Grief ends up tipping the scales not once but twice—first when Zauner’s mother is diagnosed with terminal cancer, and a second time when she dies. At first readers witness a defeated sort of transformation, one that we may have been able to anticipate—after the diagnosis, Zauner stops fighting and starts complying with her mother’s wishes, setting her artistic ambitions aside, putting effort into her appearance, which her mother has always criticized for being too unkempt, and even urgently marrying her boyfriend so that her mother can attend the wedding. The second transformation is much more striking. After her mother dies, Zauner connects intensely with her Korean heritage, and a strengthening bond with her roots encourages her to give up pursuing a career in music in exchange for a steady income. It is precisely at this moment that her band blows up, the essay she has written gets picked up, and she gets offered a book deal—her artistic aspirations are rekindled and affirmed by the world. It is as if, in death, her mother is nudging her toward the life she’s always dreamed of. From the ashes of all she’d lost—not only her mother, but her former self—she rises again in her truest form.

But grief can also inspire other, more destructive transformations. In The Sweet Hereafter, Russell Banks’s 1991 novel, a small working-class town in the Adirondacks is shaken by the death and severe injury of many of its children in a school bus accident. Told by four different narrators from four different points of view, the story reveals not only the unimaginable terror of losing one’s child but also all the other complicated emotions and ramifications of the event: the divorces, the dissociation, the skewed and rearranged family and community dynamics. As lawyers prowl the town for potential lawsuit plaintiffs, residents begin to turn against each other, driven by greed. Secrets lurk underneath the surface and lies percolate. As Dolores, the school bus driver, a beloved community staple who is ultimately chosen as the tragedy’s scapegoat, explains, the loss of its children transforms a town. Like a Jenga tower, it falters and quakes and threatens to collapse to the ground.
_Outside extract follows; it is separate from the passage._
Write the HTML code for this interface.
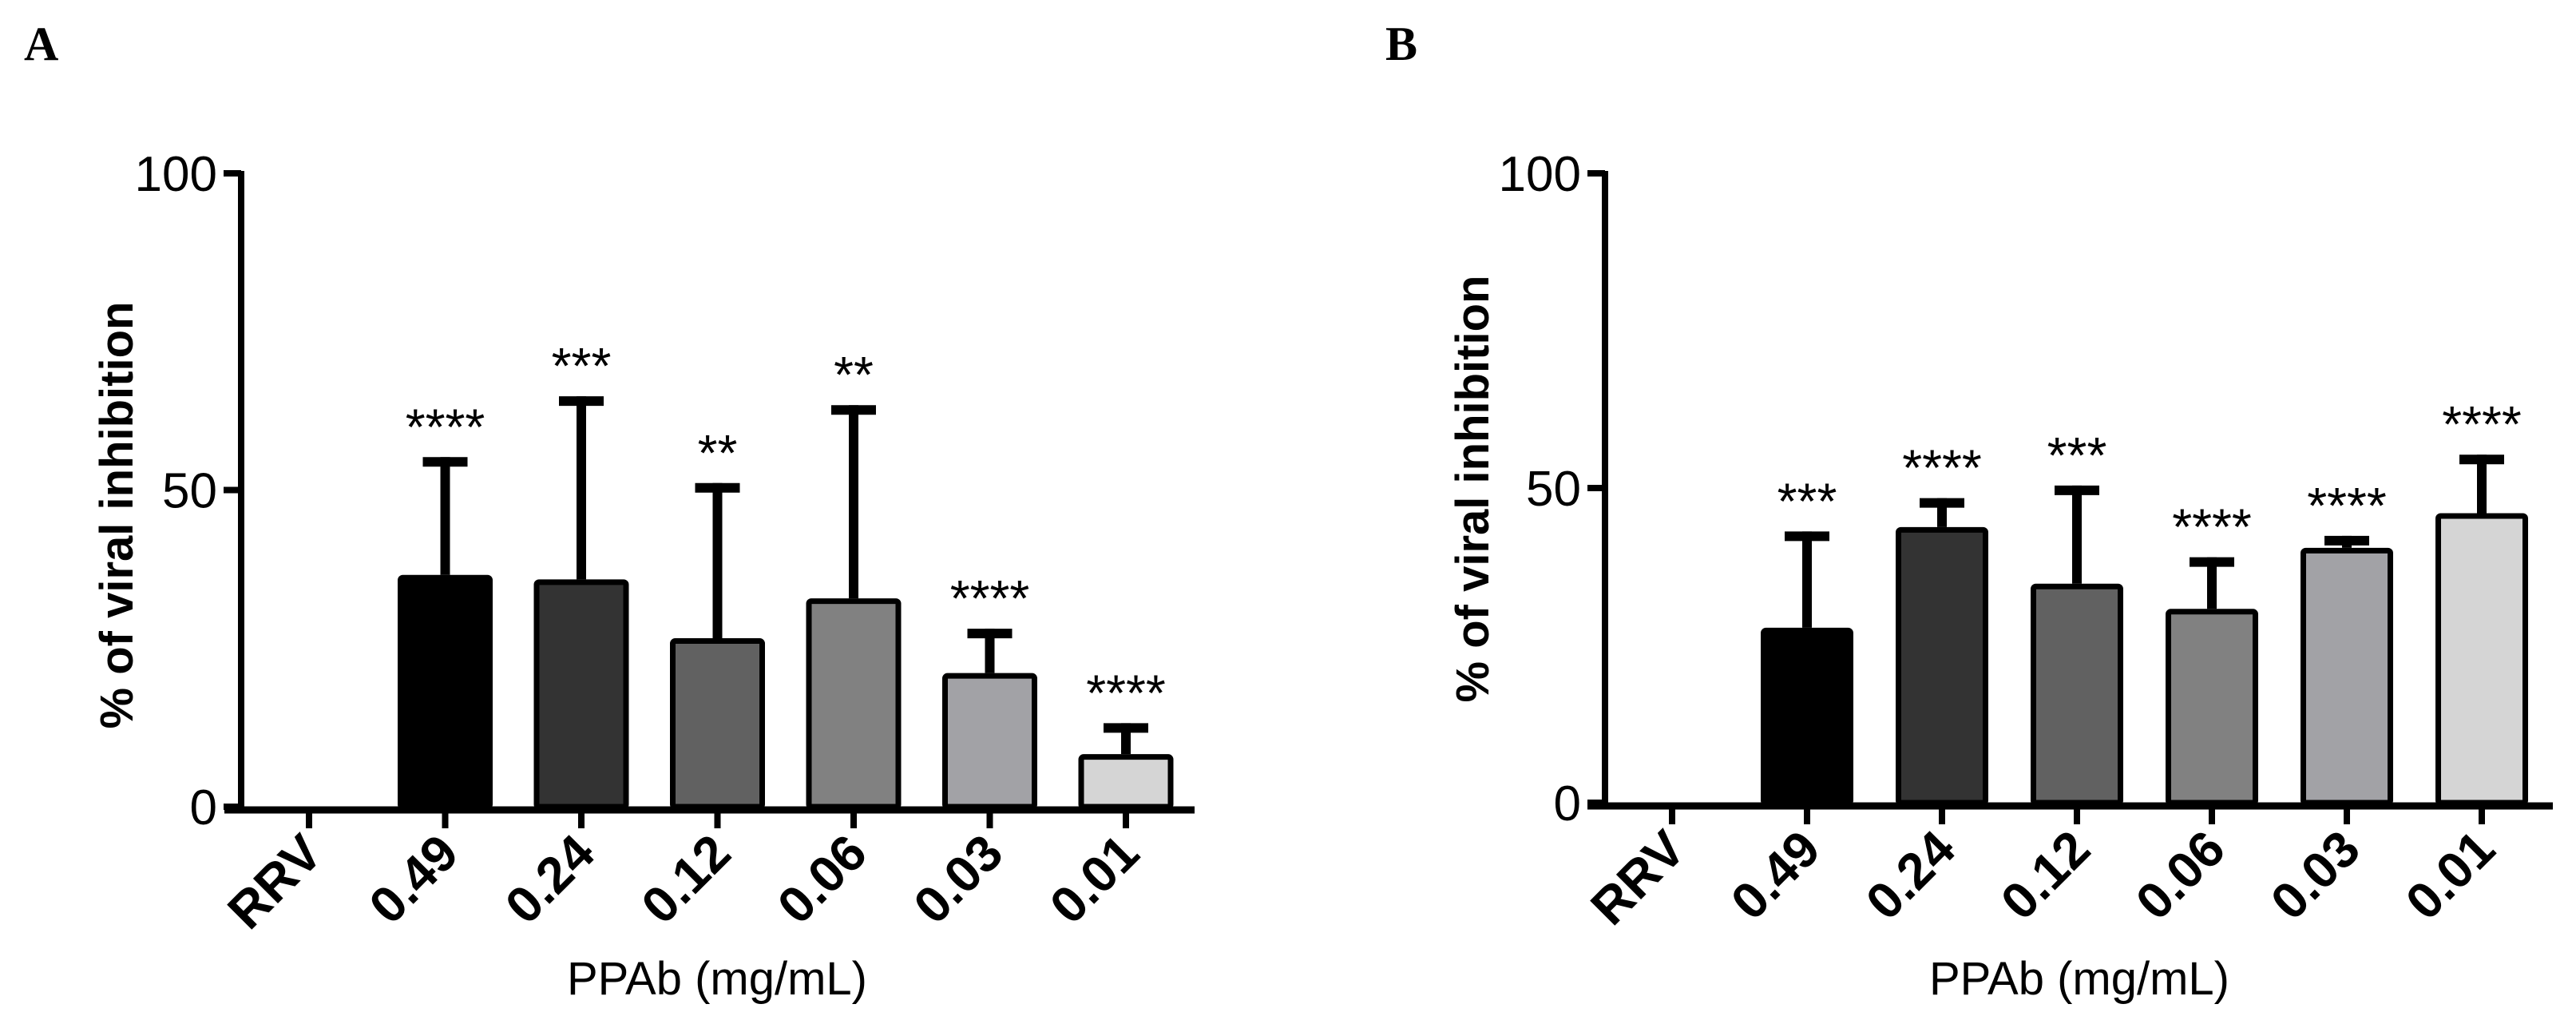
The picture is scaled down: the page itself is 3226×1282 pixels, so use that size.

What sort of change this quake delivers varies by community member. For Dolores, it is as a marker of life coming to a close (“the end of childhood,” is how she describes it as feeling). In the months following the accident, she takes leave and begins running most of her errands in neighboring towns, hoping to someday be able to return home. Even as she seems to be accepted by the townspeople despite her perceived guilt, she acknowledges that an unbridgeable schism has opened up between them. For Billy Ansel, a Vietnam veteran and a widower who was already grappling with a barely manageable charge of grief, losing his twins in the accident pushes him beyond the edge of function. Friends and relatives reach out and beg him to seek treatment for his burgeoning substance use disorder, but he claims that he is beyond help. He has chosen not to live.

Perhaps most astonishing is the change that shifts the life of Nichole Burnell, a gorgeous high schooler and the town sweetheart, for whom everybody dreamed up a glowing future, and whom the accident left permanently disabled. Nichole soon recognizes the power her disability holds: the sexual abuse she suffers by her father comes to an end, and she becomes untouchable in the eyes of her toxic family. When she decides to lie in her deposition in order to pin the blame for the accident on Dolores, thus putting an end to the snowballing lawsuits, her father is powerless to argue with her, indebted to the secret she holds over him. Though at first she feels that the sight of her inspires pity and sorrow in people, a living reminder of all the children they have lost, Nichole soon begins to view her changed condition as an inauguration into power. Through loss, Nichole has found control.

In both of these books, unfathomable loss catapults people into unknown realms of pain and lonesomeness. But in both of them, with time, trauma also leads them back to some form of home—to a self they had always contained but almost forgotten.